Everyone I’ve talked to about Calgary poker says the tournament and cash games have lots of Alberta oil workers and businessmen.
The first event of the series, a C$550 entry tournament with a guarantee of C$100K pulled in 529 entries.
This Week in Portland Poker
Saturday at noon is a $5K guarantee at Aces Full. $50 buy-in, with two live rebuys and a $20 add-on. They’re still offering a $10 food voucher for playing in their daily shootouts, beginning at 3pm.

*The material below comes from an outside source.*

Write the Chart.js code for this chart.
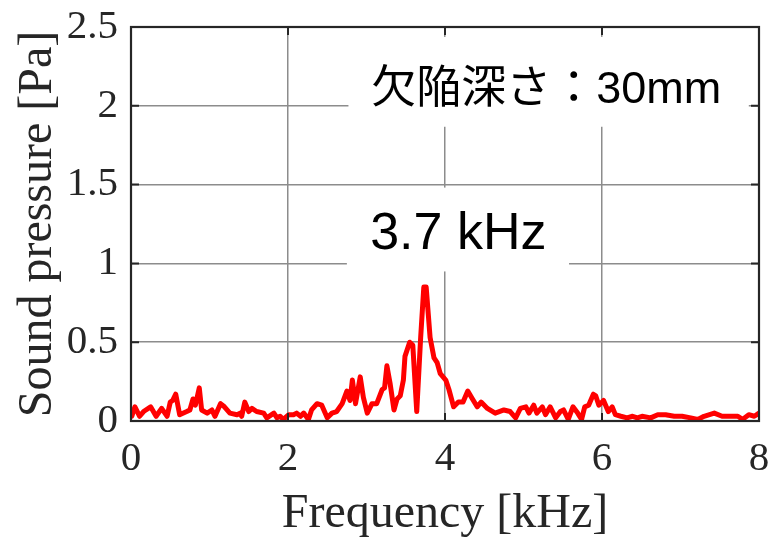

Friday night at 7pm is the First Friday $20K at Final Table. $100 buy-in, one re-entry, and a $50 add-on. Bring your Christmas shopping money! An email on Tuesday announced changes to their schedule, with a 9pm $10 buy-in All-In-Or-Fold tournament Monday-Thursday at 9pm (starting next Monday) that has $100 added to the prize pool. Next Wednesday (12/9) will be a double guarantee ($2K) at 11am and a triple guarantee ($4.5K) at 7pm.
Thursday night is a $9K guarantee at Encore Club, $60 entry, no re-buy, $30 add-on. They’ve posted notices for a $1K Ladies Freeroll on the 17th, and another $35K guarantee event on the 26th. As usual, there’s a $13K on Friday night at 8pm ($60 buy-in, one live re-buy, and a $40 add-on).
Aria has two more High Roller events on Monday and Tuesday. If you have to ask how much the buy-in is, you can’t afford them; they’re so exclusive that they’re not on their Poker Room schedule. But they were a Deal back in August and a kid can dream, can’t they?
Next Wednesday is the opening of the Venetian Winter Weekend Extravaganza. Eight events with buy-ins of $200 or less, with anywhere from $4.5K to $100K guarantees. Noon and 7pm events, with satellites to the $100K running at 4pm the first three days.